Mr Isaacs sustains an exalted position in reggae music. Only Dennis Brown consistently emulates his success, with the Yellowman currently as popular as both and Bunny Wailer well to the fore too for the most part, though the latter’s recent funk excursion harmed his reputation a bit amongst aficionados and caused some few discontented grumblings. In the fantasy world of the rock media, however, coverage of reggae music is generally reserved for the likes of Steel Pulse, Third World, Black Uhuru and similar Island associated acts, little of whose music is to be heard anywhere on the club and dub circuit, although Denzil at Columbo’s used to rub Third World’s ‘Now That We’ve Found Love’ a few years back during his soul spot; while the aforementioned artists, the true delegates, attract but scant attention. We’ll let this pass as well.
As much is likely to change now for Gregory Isaacs, even though the Night Nurse album represents no departure of any kind whatsoever from the singer. Personally, I require only a limited selection of one artist’s work in my life, as a man’s single vision palls upon extensive reprise, and in my opinion the creative impulse of Gregory Isaacs in recent times lacks comparatively with earlier achievements. He is too inclined to drawl somnolently these days, a cool, suggestive pose that has been perfected nearly to the point of self parody; whereas previously he used to stretch his voice, never markedly you understand, but indeed to sing out with some certain emphasis.

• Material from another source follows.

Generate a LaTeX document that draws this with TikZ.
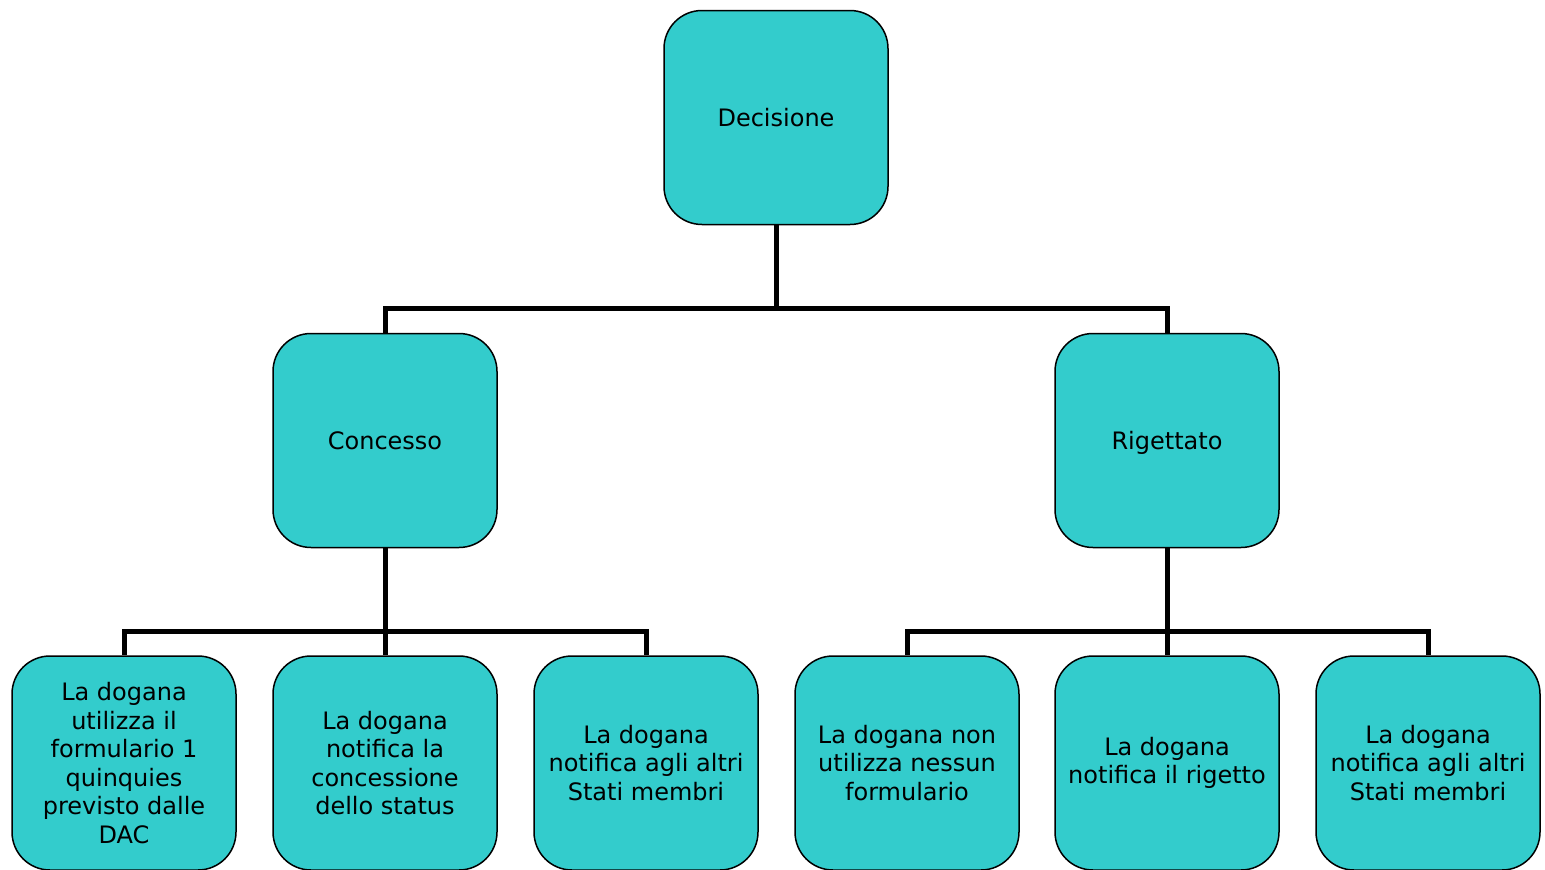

Still, it remains a most pleasant noise. I cannot fault either the songs, their arrangement or production. In fact, Night Nurse indicates a definite improvement on much of Mr Isaacs’ immediately antecedent material; with ‘Hot Stepper’, ‘Objection Overuled’ and ‘Material Man’ my own preferred of the eight titles. And of course ‘Night Nurse’ itself, with the sly lyric: “I don’t wanna see no doc. I need attendance from my nurse around the clock. There’s no prescription for me, she’s my only remedy.”
If you are not familiar with the voice of Gregory Isaacs I recommend you listen here, but advise your location of his GG Best Of… or the extra classic Extra Classic for greater reference.